Stuffed Cabbage Salad

   As September cools, I find myself gravitating to warmer dishes, even within my Summer of Salads category. I also seem to be focusing more on traditional comfort foods becoming a salad. Today, I wanted to take the classic flavours of the stuffed cabbage recipe I had growing up and make a warm salad of it (Don’t worry, my family’s stuffed cabbage recipe will be coming in a few weeks. I just want to finish up my personal salad challenge).

   In my family’s recipe, it usually had cabbage leaves rolled with a mixture of ground pork, rice, onions, paprika and salt. The stuffed cabbage was then simmered either on the backburner or in a slow cooker with tomato juice, sauerkraut, and something smoky (bacon, ham, smoked sausage, etc).

   For the salad, I wanted a warm rice salad as a base with other elements scattered over the top as accent flavours. For the rice component, I did traditional Hungarian caramelized cabbage. I used this as a finishing flavour to rice cooked with smoked sausage and caramelized onions. The result was a deep, richly flavoured rice reminiscent of a cooler September evening. The memories of summer were in the cabbage and onions, but had hints of the chills to come.

   The next component was to give an essence of sauerkraut, without needing to take months of fermentation time. The result was a quick pickled cabbage and celery slaw with fresh tomatoes.

   Finally, the rich pork component came from a savoury crispy fried pork to add dimension and a multi-textured element.

Stuffed Cabbage Salad

For the Cabbage Celery Pickle with Fresh Tomatoes:

1/4 cup white vinegar

1/4 cup water

1 Tbsp honey

1/2 cup thinly sliced green cabbage

2 Tbsp thinly sliced celery (1 medium stalk)

2 Tbsp celery leaves (or fresh lovage leaves)

6-8 cherry tomatoes, halved

   In a medium bowl, combine the vinegar, water and honey and whisk until smooth. Add the cabbage and celery. Stir to coat with the honey brine and allow to sit for an hour. Drain and fold in the celery leaves and tomato halves. (Prepare the other components while the cabbage and celery pickles).

For the Sausage and Cabbage Rice:

1 cup finely grated green cabbage

1 tsp cold pressed canola oil

1/2 tsp salt

60g/3 oz smoked garlic sausage, chopped

1 medium onion, peeled and chopped

1/2 cup white rice

1/2 tsp sweet Hungarian paprika

1 cup water

   In a small pot, heat 1/2 tsp oil over medium high heat. Add the grated cabbage and start to sauté, stirring constantly for 8-10 minutes. As the moisture content starts to release, the cabbage will begin to dry and lightly brown. Add a tablespoon or two of water and reduce the heat to medium. Continue to stir constantly and as the cabbage gains a deeper brown colour, you may need to add another tablespoon or two of water while scraping the bottom of the pot. After about 20-25 minutes, the cabbage should be deeply golden and caramelized. Remove from the pot and reserve in a bowl while cooking the rest of the rice component.

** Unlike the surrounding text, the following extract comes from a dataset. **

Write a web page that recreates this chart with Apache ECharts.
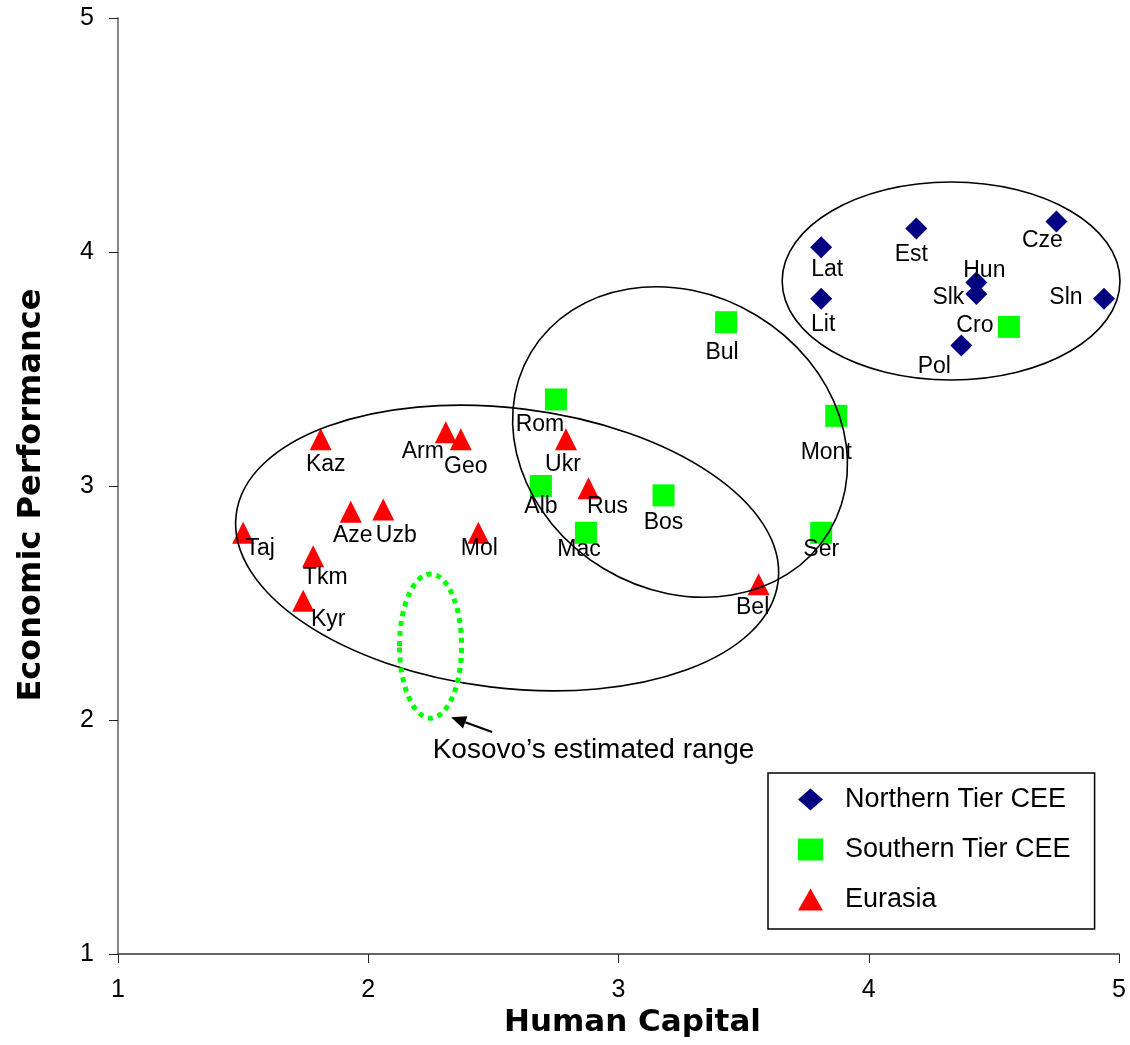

   Rinse out the pot you were using, add the other 1/2 tsp of oil and sauté the sausage over medium high heat until golden (about 3-4 minutes). Add the onions and salt and continue to stir and sauté until the onions become a deep golden brown. Again, if the bottom of the pot becomes too dry and starts to brown, add a tablespoon or two of water and stir, scraping the bottom of the pot. Add the dry rice and stir to coat the rice with the onion-sausage flavour. Add the paprika and stir to coat everything completely. Add the 1 cup of water, bring to a simmer, cover with a lid and reduce the heat to low. Simmer for 10 minutes or until fully cooked. Fold in the caramelized cabbage and set aside in a warm place.

For the Savoury Crispy Pork:

100g/4 oz pork sausage, crumbled

1/2 tsp cold pressed canola oil

1/4 tsp celery seeds

1/2 tsp sweet Hungarian paprika

   In a medium sauté pan over medium high heat, add the oil. When the oil is hot, add the sausage and crumble the sausage meat further as it browns. When it gets to be a deeply golden colour on all sides, sprinkle in the celery seeds and paprika. Sauté for another 2-3 minutes or until the sausage meat is well coated and gets an extra crispy exterior from the toasted spices. Set aside in a warm place.

To serve:

   On three plates, divide one third of the Sausage and Cabbage Rice on each plate. Scatter one third of the prepared Cabbage and Celery Pickle with Tomatoes across the centre of the rice on each plate. Finish with a scattering of Savoury Crispy Pork over each plate. Serves 3.